In my blog series ‘What does…actually do?’, I (Arne Bauer) give readers an outline of the jobs that certain people at MANN+HUMMEL do. It is my job as a roving reporter to look over the shoulders of employees at the locations in Germany. At Marklkofen, it was production engineer Thomas Sieber’s turn to have me following him around.

What does a production engineer at Marklkofen actually do?

Turin, Fayetteville, Marklkofen. Thomas Sieber is always on the move. Whether purchasing individual machine parts or planning complete production lines, he and his technical know-how provide support to MANN+HUMMEL locations around the world. This didn’t come about by chance: Sieber started an engine fitter apprenticeship almost 30 years ago, working as an adjuster and in resource design. He has now been a production engineer for more than 15 years and says: “My course was set from a young age.”

His mother and father had both worked at MANN+HUMMEL since the year dot, although in the spin-on filter area of the business. Thomas Sieber is more passionate about air filters, though: “Glue and polyurethane are my world.” As one of six production engineers for filter elements at Marklkofen, he plans and develops for production on-site, but also travels to different places around the world on request to give advice to overseas colleagues. Sieber knows that his experience is key to this: “My work in production has given me a lot of detailed knowledge of setting up machines. I grew up with it.”

At Marklkofen, he has been instrumental in the development and optimisation of certain equipment and has come to have a kind of ‘personal relationship’ with some of the machines. During a tour of production, he stops in front of a batcher, leans on a safety guard and sighs: ‘This one really has given me quite a few grey hairs.’ Complex, expensive and, above all, tailored systems can really cause headaches. “They’re not washing machines; there’s no standard version of them,” Sieber explains, making clear the scale of the challenges he faces. Fitters, electricians, programmers and engineers have to work together closely if machines are to be reliable and work properly, so production engineers do act as project managers to some degree. “It’s a very interactive job; that’s what makes it so exciting,” Sieber finds.

500 emails soon collected in his inbox during a discussion Sieber had with his colleagues in Asia regarding a new polyurethane batcher and a bellows production line. At the beginning of a project like that, the planners check whether purchasing is absolutely necessary. All data and figures are collated in one specification, along with requirements for the machine.

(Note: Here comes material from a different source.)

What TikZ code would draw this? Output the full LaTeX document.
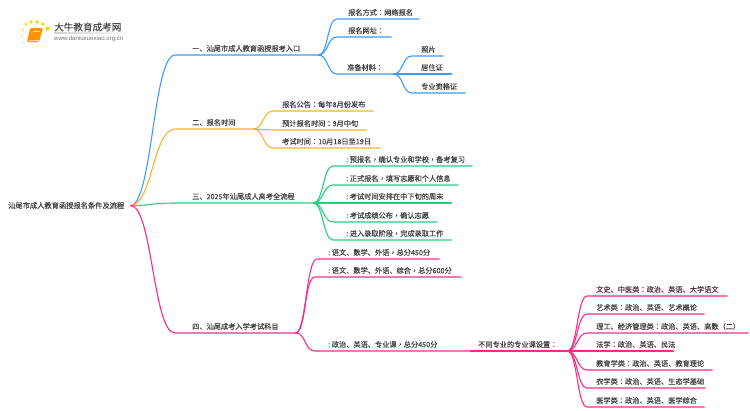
\documentclass[tikz,border=0pt]{standalone}
\usepackage{fontspec}
\setmainfont{Liberation Sans}
\newfontfamily\cjk[FakeBold=0.12]{Noto Sans CJK SC}
\newfontfamily\cjkt[FakeBold=0.12]{Noto Sans CJK TC}
\newcommand{\cc}{{\cjkt ：}}
\newcommand{\cd}{{\cjkt ，}}
\newcommand{\lc}{:\hspace{1.6pt}}
\definecolor{cblue}{HTML}{3C9CFB}
\definecolor{corange}{HTML}{F7B232}
\definecolor{cgreen}{HTML}{2ECB80}
\definecolor{cpink}{HTML}{FB2C86}
\definecolor{ctext}{HTML}{404040}
\tikzset{
  x=1pt,y=-1pt,
  lbl/.style 2 args={anchor=south west,inner xsep=0pt,inner ysep=3.6pt,text width=#1,align=left,
    text height=6.4pt,text depth=0pt,font=\fontsize{7.2}{8}\cjk,text=ctext,
    execute at begin node={\hspace*{#2}}},
  lnk/.style={line width=1.1pt,line cap=round,fill=none},
  rootn/.style={anchor=west,inner xsep=6pt,inner ysep=2pt,font=\fontsize{7.25}{8}\cjk,text=ctext},
  brand/.style={anchor=west,inner sep=0pt,font=\fontsize{9.6}{10}\cjk,text=black!70},
  site/.style={anchor=west,inner sep=0pt,font=\fontsize{6.1}{7}\selectfont,text=black!55},
  dot/.style={fill=#1,draw=none},
}
\begin{document}
\begin{tikzpicture}
\useasboundingbox (0,0) rectangle (750,410);
% logo
\fill[dot=yellow!70!orange] (26,24) circle (1.5) (31,22) circle (1.8) (37,22) circle (1.8) (43,24) circle (1.8) (47.5,28.5) circle (2.1);
\fill[dot=yellow!60!orange!60] (23,30) circle (1.1) (22,36) circle (1) (23.5,42.5) circle (0.9);
\fill[orange!85!yellow,rounded corners=1.2pt] (30,28) -- (43,28) -- (39,42) -- (27,42) -- cycle;
\draw[orange!25,line width=0.5pt] (28.5,39.8) -- (39.2,39.8);
\draw[orange!30,line width=0.5pt] (33,31) -- (40,31);
\shade[left color=black!18,right color=white] (54,32.8) rectangle (133,33.4);
\node[brand] (brandname) at (54,27) {大牛教育成考网};
\node[site] (siteurl) at (54,38.5) {www.daniuxuexiao.org.cn};
% root
\node[rootn] (root) at (2,205.5) {汕尾市成人教育函授报名条件及流程};
% branch 1
\node[lbl={143pt}{17pt}] (m1) at (175,55) {一、汕尾市成人教育函授报考入口};
\node[lbl={82pt}{11pt}] (a1) at (337,19) {报名方式\cc 网络报名};
\node[lbl={54pt}{11pt}] (a2) at (337,37) {报名网址\cc};
\node[lbl={56pt}{10pt}] (a3) at (337,74) {准备材料\cc};
\node[lbl={31pt}{9pt}] (b1) at (412,56) {照片};
\node[lbl={39pt}{9pt}] (b2) at (412,74) {居住证};
\node[lbl={53pt}{9pt}] (b3) at (412,93) {专业资格证};
\begin{scope}[cblue,lnk]
\draw (root.east) .. controls +(22,0) and +(-22,0) .. (m1.south west) -- (m1.south east);
\foreach \t in {a1,a2,a3}
  \draw (m1.south east) .. controls +(10,0) and +(-10,0) .. (\t.south west) -- (\t.south east);
\foreach \t in {b1,b2,b3}
  \draw (a3.south east) .. controls +(10,0) and +(-10,0) .. (\t.south west) -- (\t.south east);
\end{scope}
% branch 2
\node[lbl={78pt}{17pt}] (m2) at (175,129) {二、报名时间};
\node[lbl={100pt}{9pt}] (c1) at (273,111) {报名公告\cc 每年8月份发布};
\node[lbl={93pt}{9pt}] (c2) at (273,130) {预计报名时间\cc 9月中旬};
\node[lbl={107pt}{9pt}] (c3) at (273,148) {考试时间\cc 10月18日至19日};
\begin{scope}[corange,lnk]
\draw (root.east) .. controls +(22,0) and +(-22,0) .. (m2.south west) -- (m2.south east);
\foreach \t in {c1,c2,c3}
  \draw (m2.south east) .. controls +(10,0) and +(-10,0) .. (\t.south west) -- (\t.south east);
\end{scope}
% branch 3
\node[lbl={138pt}{17pt}] (m3) at (175,203) {三、2025年汕尾成人高考全流程};
\node[lbl={139pt}{13pt}] (d1) at (333,166) {\lc 预报名\cd 确认专业和学校\cd 备考复习};
\node[lbl={125pt}{13pt}] (d2) at (333,185) {\lc 正式报名\cd 填写志愿和个人信息};
\node[lbl={118pt}{13pt}] (d3) at (333,203) {\lc 考试时间安排在中下旬的周末};
\node[lbl={104pt}{13pt}] (d4) at (333,222) {\lc 考试成绩公布\cd 确认志愿};
\node[lbl={118pt}{13pt}] (d5) at (333,240) {\lc 进入录取阶段\cd 完成录取工作};
\begin{scope}[cgreen,lnk]
\draw (root.east) .. controls +(22,0) and +(-22,0) .. (m3.south west) -- (m3.south east);
\foreach \t in {d1,d2,d3,d4,d5}
  \draw (m3.south east) .. controls +(10,0) and +(-10,0) .. (\t.south west) -- (\t.south east);
\end{scope}
% branch 4
\node[lbl={120pt}{17pt}] (m4) at (175,333) {四、汕尾成考入学考试科目};
\node[lbl={122pt}{11pt}] (e1) at (317,259) {\lc 语文、数学、外语\cd 总分450分};
\node[lbl={146pt}{13pt}] (e2) at (315,277) {\lc 语文、数学、外语、综合\cd 总分600分};
\node[lbl={155pt}{13pt}] (e3) at (315,351) {\lc 政治、英语、专业课\cd 总分450分};
\node[lbl={97pt}{8pt}] (e4) at (470,351) {不同专业的专业课设置\cc};
\node[lbl={140pt}{9pt}] (g1) at (587,296) {文史、中医类\cc 政治、英语、大学语文};
\node[lbl={117pt}{9pt}] (g2) at (587,314) {艺术类\cc 政治、英语、艺术概论};
\node[lbl={161pt}{9pt}] (g3) at (587,333) {理工、经济管理类\cc 政治、英语、高数（二）};
\node[lbl={86pt}{9pt}] (g4) at (587,351) {法学\cc 政治、英语、民法};
\node[lbl={125pt}{9pt}] (g5) at (587,370) {教育学类\cc 政治、英语、教育理论};
\node[lbl={118pt}{9pt}] (g6) at (587,388) {农学类\cc 政治、英语、生态学基础};
\node[lbl={117pt}{9pt}] (g7) at (587,407) {医学类\cc 政治、英语、医学综合};
\begin{scope}[cpink,lnk]
\draw (root.east) .. controls +(22,0) and +(-22,0) .. (m4.south west) -- (m4.south east);
\foreach \t in {e1,e2,e3}
  \draw (m4.south east) .. controls +(11,0) and +(-11,0) .. (\t.south west) -- (\t.south east);
\draw (e3.south east) -- (e4.south west) -- (e4.south east);
\foreach \t in {g1,g2,g3,g4,g5,g6,g7}
  \draw (e4.south east) .. controls +(10,0) and +(-10,0) .. (\t.south west) -- (\t.south east);
\end{scope}
\end{tikzpicture}
\end{document}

Once quotes have been submitted by the suppliers, the project team evaluates them together. After negotiations have finished, Sieber then travels to meet the supplier for initial acceptance. He has a few stories to tell from his experiences of machine installation and set-up. “Once in India, a ceremony was held before start-up for a priest to bless the machine. It was adorned with flowers and fruit!”

Insights into foreign cultures also have a character-building effect according to the production engineer: “When you see the shanty towns in certain countries, you suddenly take a different view of your own problems.”

A few kilometres from the company premises, this football-loving production engineer also trains the SV Steinberg ‘A’ youth team. “I need that for work-life balance,” he tells us. A “strong bond with the company” and “many years of experience” are the crucial factors for employees at the Marklkofen location, many of whom have been part of the MANN+HUMMEL family for decades. As for his own work as a production engineer, it is the creative tasks and variety that he loves: “You rarely come across the same thing twice.”